>> begin GIVEN INFORMATION
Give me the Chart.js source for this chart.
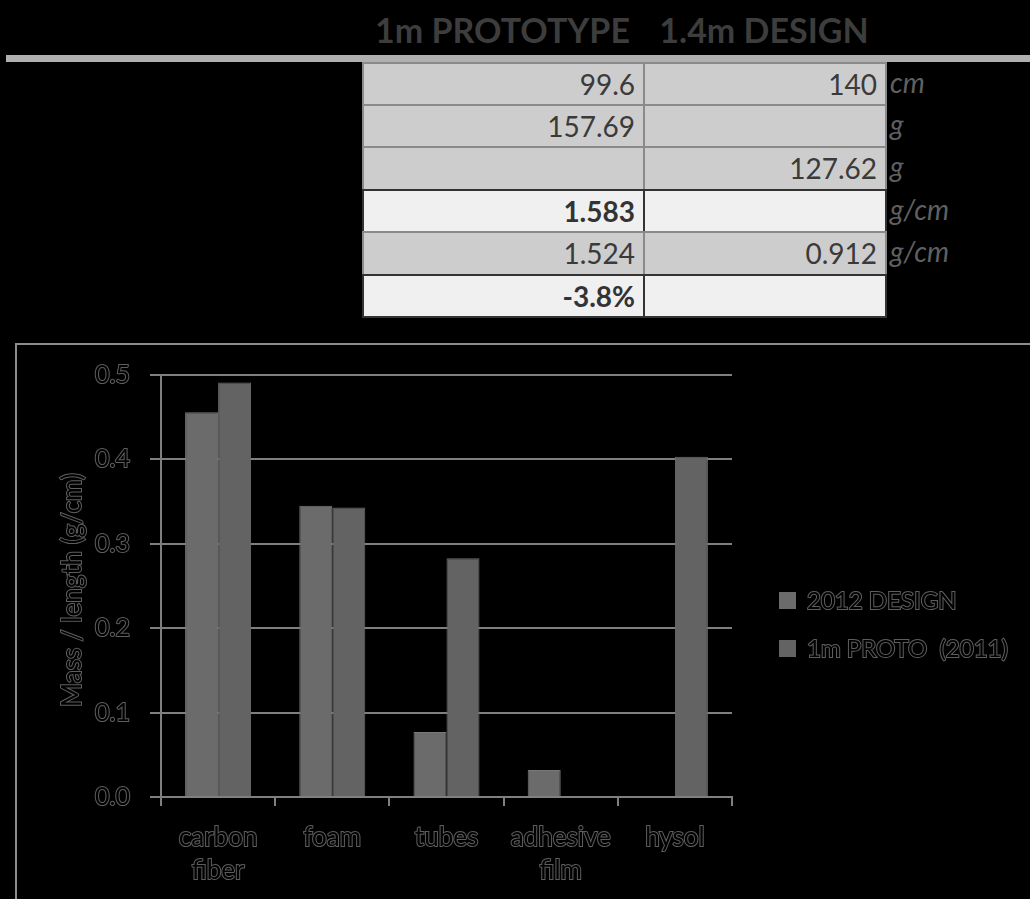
<!DOCTYPE html>
<html>
<head>
<meta charset="utf-8">
<script src="https://cdn.jsdelivr.net/npm/chart.js@4/dist/chart.umd.min.js"></script>
<style>
  html, body { margin: 0; padding: 0; background: #000; }
  body { width: 1030px; height: 899px; position: relative; overflow: hidden; font-family: Lato, "Open Sans", sans-serif; }
  .hdr { position: absolute; top: 10px; height: 40px; line-height: 40px; font-size: 34px; font-weight: bold; color: #3d3d3d; text-align: center; white-space: nowrap; }
  .rule { position: absolute; left: 6px; right: 0; top: 55px; height: 7px; background: #b0b0b0; }
  .cell { position: absolute; box-sizing: border-box; border: 2px solid #8a8a8a; background: #cdcdcd; color: #3a3a3a; font-size: 28px; text-align: right; padding-right: 8px; white-space: nowrap; }
  .cell.hi { background: #f0f0f0; border-color: #333; font-weight: bold; color: #333; }
  .unit { position: absolute; left: 890px; font-size: 28px; font-style: italic; color: #606060; white-space: nowrap; }
  .frame { position: absolute; left: 15px; top: 343px; width: 1015px; height: 556px; border-top: 2px solid #8c8c8c; border-left: 2px solid #8c8c8c; box-sizing: border-box; }
  #chart { position: absolute; left: 17px; top: 345px; }
</style>
</head>
<body>
<div id="sheet"></div>
<div class="frame"></div>
<canvas id="chart" width="1013" height="554"></canvas>
<script>
// Summary table
const tableHeaders = ['1m PROTOTYPE', '1.4m DESIGN'];
const prototypeCol = ['99.6', '157.69', '', '1.583', '1.524', '-3.8%'];
const designCol = ['140', '', '127.62', '', '0.912', ''];
const unitCol = ['cm', 'g', 'g', 'g/cm', 'g/cm', ''];
const boldRows = [3, 5];

// Mass per unit length by component (g/cm)
const categories = [['carbon', 'fiber'], 'foam', 'tubes', ['adhesive', 'film'], 'hysol'];
const seriesNames = ['2012 DESIGN', '1m PROTO  (2011)'];
const design2012 = [0.456, 0.345, 0.077, 0.032, null];
const proto2011 = [0.491, 0.343, 0.283, null, 0.403];
const axisTitle = 'Mass / length (g/cm)';

// ---- spreadsheet block ----
const colX = [362, 643, 885];
const rowY = [62, 104, 146, 189, 231, 274, 316];
const sheet = document.getElementById('sheet');
function add(cls, style, text) {
  const d = document.createElement('div');
  d.className = cls;
  Object.assign(d.style, style);
  d.textContent = text;
  sheet.appendChild(d);
  return d;
}
tableHeaders.forEach((h, i) => {
  add('hdr', { left: colX[i] + 'px', width: (colX[i + 1] - colX[i]) + 'px' }, h);
});
add('rule', {}, '');
const cols = [prototypeCol, designCol];
for (let r = 0; r < prototypeCol.length; r++) {
  const h = rowY[r + 1] - rowY[r] + 2;
  const hi = boldRows.includes(r);
  cols.forEach((col, c) => {
    add('cell' + (hi ? ' hi' : ''), {
      left: colX[c] + 'px', top: rowY[r] + 'px',
      width: (colX[c + 1] - colX[c] + 2) + 'px', height: h + 'px',
      lineHeight: (h - 4) + 'px'
    }, col[r]);
  });
  add('unit', { top: rowY[r] + 'px', height: h + 'px', lineHeight: (h - 4) + 'px' }, unitCol[r]);
}

// ---- chart ----
const gridGray = '#7f7f7f';
const outlineGray = '#5e5e5e';

function outlinedText(ctx, text, x, y) {
  ctx.lineWidth = 2;
  ctx.strokeStyle = outlineGray;
  ctx.strokeText(text, x, y);
  ctx.fillStyle = '#000';
  ctx.fillText(text, x, y);
}

// y-axis title and legend, drawn with the same outlined lettering as the ticks
const decorations = {
  id: 'decorations',
  afterDraw(chart) {
    const ctx = chart.ctx;
    const area = chart.chartArea;
    ctx.save();
    ctx.font = '26px Lato';
    ctx.textAlign = 'center';
    ctx.textBaseline = 'middle';
    ctx.translate(56, (area.top + area.bottom) / 2 + 4);
    ctx.rotate(-Math.PI / 2);
    outlinedText(ctx, axisTitle, 0, 0);
    ctx.restore();

    ctx.save();
    ctx.font = '24px Lato';
    ctx.textAlign = 'left';
    ctx.textBaseline = 'middle';
    chart.data.datasets.forEach((ds, i) => {
      const bx = area.right + 47;
      const by = 247 + i * 48;
      ctx.fillStyle = ds.backgroundColor;
      ctx.fillRect(bx, by, 17, 17);
      outlinedText(ctx, ds.label, bx + 28, by + 9);
    });
    ctx.restore();
  }
};

function build() {
  new Chart(document.getElementById('chart'), {
    type: 'bar',
    data: {
      labels: categories,
      datasets: [
        { label: seriesNames[0], data: design2012, backgroundColor: '#6b6b6b', borderColor: '#787878', borderWidth: 1 },
        { label: seriesNames[1], data: proto2011, backgroundColor: '#636363', borderColor: '#6c6c6c', borderWidth: 1 }
      ]
    },
    options: {
      responsive: false,
      animation: false,
      events: [],
      categoryPercentage: 0.578,
      barPercentage: 1,
      layout: { padding: { left: 0, top: 30, right: 298, bottom: 0 } },
      plugins: { legend: { display: false }, tooltip: { enabled: false } },
      scales: {
        x: {
          afterFit: s => { s.height = 102; s.paddingLeft = 0; s.paddingRight = 0; },
          grid: { offset: true, drawOnChartArea: false, drawTicks: true, tickLength: 9, color: gridGray, lineWidth: 2 },
          border: { display: true, color: gridGray, width: 2 },
          ticks: {
            padding: 15,
            color: '#000',
            textStrokeColor: outlineGray,
            textStrokeWidth: 2,
            maxRotation: 0,
            autoSkip: false,
            font: { family: 'Lato', size: 26, lineHeight: 1.27 }
          }
        },
        y: {
          min: 0,
          max: 0.5,
          afterFit: s => { s.width = 144; s.paddingTop = 0; s.paddingBottom = 0; },
          grid: { color: gridGray, lineWidth: 2, drawTicks: true, tickLength: 11 },
          border: { display: true, color: gridGray, width: 2 },
          ticks: {
            stepSize: 0.1,
            padding: 20,
            color: '#000',
            textStrokeColor: outlineGray,
            textStrokeWidth: 2,
            font: { family: 'Lato', size: 25 },
            callback: v => Number(v).toFixed(1)
          }
        }
      }
    },
    plugins: [decorations]
  });
}

if (document.fonts && document.fonts.load) {
  Promise.all([document.fonts.load('26px Lato'), document.fonts.load('bold 34px Lato')]).then(build, build);
} else {
  build();
}
</script>
</body>
</html>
>> end GIVEN INFORMATION
• _TASK DESCRIPTION_
Omit the pictures, then quote the rest of the material above exactly.

• _RESPONSE TO THE TASK_
Give me the Chart.js source for this chart.
<!DOCTYPE html>
<html>
<head>
<meta charset="utf-8">
<script src="https://cdn.jsdelivr.net/npm/chart.js@4/dist/chart.umd.min.js"></script>
<style>
  html, body { margin: 0; padding: 0; background: #000; }
  body { width: 1030px; height: 899px; position: relative; overflow: hidden; font-family: Lato, "Open Sans", sans-serif; }
  .hdr { position: absolute; top: 10px; height: 40px; line-height: 40px; font-size: 34px; font-weight: bold; color: #3d3d3d; text-align: center; white-space: nowrap; }
  .rule { position: absolute; left: 6px; right: 0; top: 55px; height: 7px; background: #b0b0b0; }
  .cell { position: absolute; box-sizing: border-box; border: 2px solid #8a8a8a; background: #cdcdcd; color: #3a3a3a; font-size: 28px; text-align: right; padding-right: 8px; white-space: nowrap; }
  .cell.hi { background: #f0f0f0; border-color: #333; font-weight: bold; color: #333; }
  .unit { position: absolute; left: 890px; font-size: 28px; font-style: italic; color: #606060; white-space: nowrap; }
  .frame { position: absolute; left: 15px; top: 343px; width: 1015px; height: 556px; border-top: 2px solid #8c8c8c; border-left: 2px solid #8c8c8c; box-sizing: border-box; }
  #chart { position: absolute; left: 17px; top: 345px; }
</style>
</head>
<body>
<div id="sheet"></div>
<div class="frame"></div>
<canvas id="chart" width="1013" height="554"></canvas>
<script>
// Summary table
const tableHeaders = ['1m PROTOTYPE', '1.4m DESIGN'];
const prototypeCol = ['99.6', '157.69', '', '1.583', '1.524', '-3.8%'];
const designCol = ['140', '', '127.62', '', '0.912', ''];
const unitCol = ['cm', 'g', 'g', 'g/cm', 'g/cm', ''];
const boldRows = [3, 5];

// Mass per unit length by component (g/cm)
const categories = [['carbon', 'fiber'], 'foam', 'tubes', ['adhesive', 'film'], 'hysol'];
const seriesNames = ['2012 DESIGN', '1m PROTO  (2011)'];
const design2012 = [0.456, 0.345, 0.077, 0.032, null];
const proto2011 = [0.491, 0.343, 0.283, null, 0.403];
const axisTitle = 'Mass / length (g/cm)';

// ---- spreadsheet block ----
const colX = [362, 643, 885];
const rowY = [62, 104, 146, 189, 231, 274, 316];
const sheet = document.getElementById('sheet');
function add(cls, style, text) {
  const d = document.createElement('div');
  d.className = cls;
  Object.assign(d.style, style);
  d.textContent = text;
  sheet.appendChild(d);
  return d;
}
tableHeaders.forEach((h, i) => {
  add('hdr', { left: colX[i] + 'px', width: (colX[i + 1] - colX[i]) + 'px' }, h);
});
add('rule', {}, '');
const cols = [prototypeCol, designCol];
for (let r = 0; r < prototypeCol.length; r++) {
  const h = rowY[r + 1] - rowY[r] + 2;
  const hi = boldRows.includes(r);
  cols.forEach((col, c) => {
    add('cell' + (hi ? ' hi' : ''), {
      left: colX[c] + 'px', top: rowY[r] + 'px',
      width: (colX[c + 1] - colX[c] + 2) + 'px', height: h + 'px',
      lineHeight: (h - 4) + 'px'
    }, col[r]);
  });
  add('unit', { top: rowY[r] + 'px', height: h + 'px', lineHeight: (h - 4) + 'px' }, unitCol[r]);
}

// ---- chart ----
const gridGray = '#7f7f7f';
const outlineGray = '#5e5e5e';

function outlinedText(ctx, text, x, y) {
  ctx.lineWidth = 2;
  ctx.strokeStyle = outlineGray;
  ctx.strokeText(text, x, y);
  ctx.fillStyle = '#000';
  ctx.fillText(text, x, y);
}

// y-axis title and legend, drawn with the same outlined lettering as the ticks
const decorations = {
  id: 'decorations',
  afterDraw(chart) {
    const ctx = chart.ctx;
    const area = chart.chartArea;
    ctx.save();
    ctx.font = '26px Lato';
    ctx.textAlign = 'center';
    ctx.textBaseline = 'middle';
    ctx.translate(56, (area.top + area.bottom) / 2 + 4);
    ctx.rotate(-Math.PI / 2);
    outlinedText(ctx, axisTitle, 0, 0);
    ctx.restore();

    ctx.save();
    ctx.font = '24px Lato';
    ctx.textAlign = 'left';
    ctx.textBaseline = 'middle';
    chart.data.datasets.forEach((ds, i) => {
      const bx = area.right + 47;
      const by = 247 + i * 48;
      ctx.fillStyle = ds.backgroundColor;
      ctx.fillRect(bx, by, 17, 17);
      outlinedText(ctx, ds.label, bx + 28, by + 9);
    });
    ctx.restore();
  }
};

function build() {
  new Chart(document.getElementById('chart'), {
    type: 'bar',
    data: {
      labels: categories,
      datasets: [
        { label: seriesNames[0], data: design2012, backgroundColor: '#6b6b6b', borderColor: '#787878', borderWidth: 1 },
        { label: seriesNames[1], data: proto2011, backgroundColor: '#636363', borderColor: '#6c6c6c', borderWidth: 1 }
      ]
    },
    options: {
      responsive: false,
      animation: false,
      events: [],
      categoryPercentage: 0.578,
      barPercentage: 1,
      layout: { padding: { left: 0, top: 30, right: 298, bottom: 0 } },
      plugins: { legend: { display: false }, tooltip: { enabled: false } },
      scales: {
        x: {
          afterFit: s => { s.height = 102; s.paddingLeft = 0; s.paddingRight = 0; },
          grid: { offset: true, drawOnChartArea: false, drawTicks: true, tickLength: 9, color: gridGray, lineWidth: 2 },
          border: { display: true, color: gridGray, width: 2 },
          ticks: {
            padding: 15,
            color: '#000',
            textStrokeColor: outlineGray,
            textStrokeWidth: 2,
            maxRotation: 0,
            autoSkip: false,
            font: { family: 'Lato', size: 26, lineHeight: 1.27 }
          }
        },
        y: {
          min: 0,
          max: 0.5,
          afterFit: s => { s.width = 144; s.paddingTop = 0; s.paddingBottom = 0; },
          grid: { color: gridGray, lineWidth: 2, drawTicks: true, tickLength: 11 },
          border: { display: true, color: gridGray, width: 2 },
          ticks: {
            stepSize: 0.1,
            padding: 20,
            color: '#000',
            textStrokeColor: outlineGray,
            textStrokeWidth: 2,
            font: { family: 'Lato', size: 25 },
            callback: v => Number(v).toFixed(1)
          }
        }
      }
    },
    plugins: [decorations]
  });
}

if (document.fonts && document.fonts.load) {
  Promise.all([document.fonts.load('26px Lato'), document.fonts.load('bold 34px Lato')]).then(build, build);
} else {
  build();
}
</script>
</body>
</html>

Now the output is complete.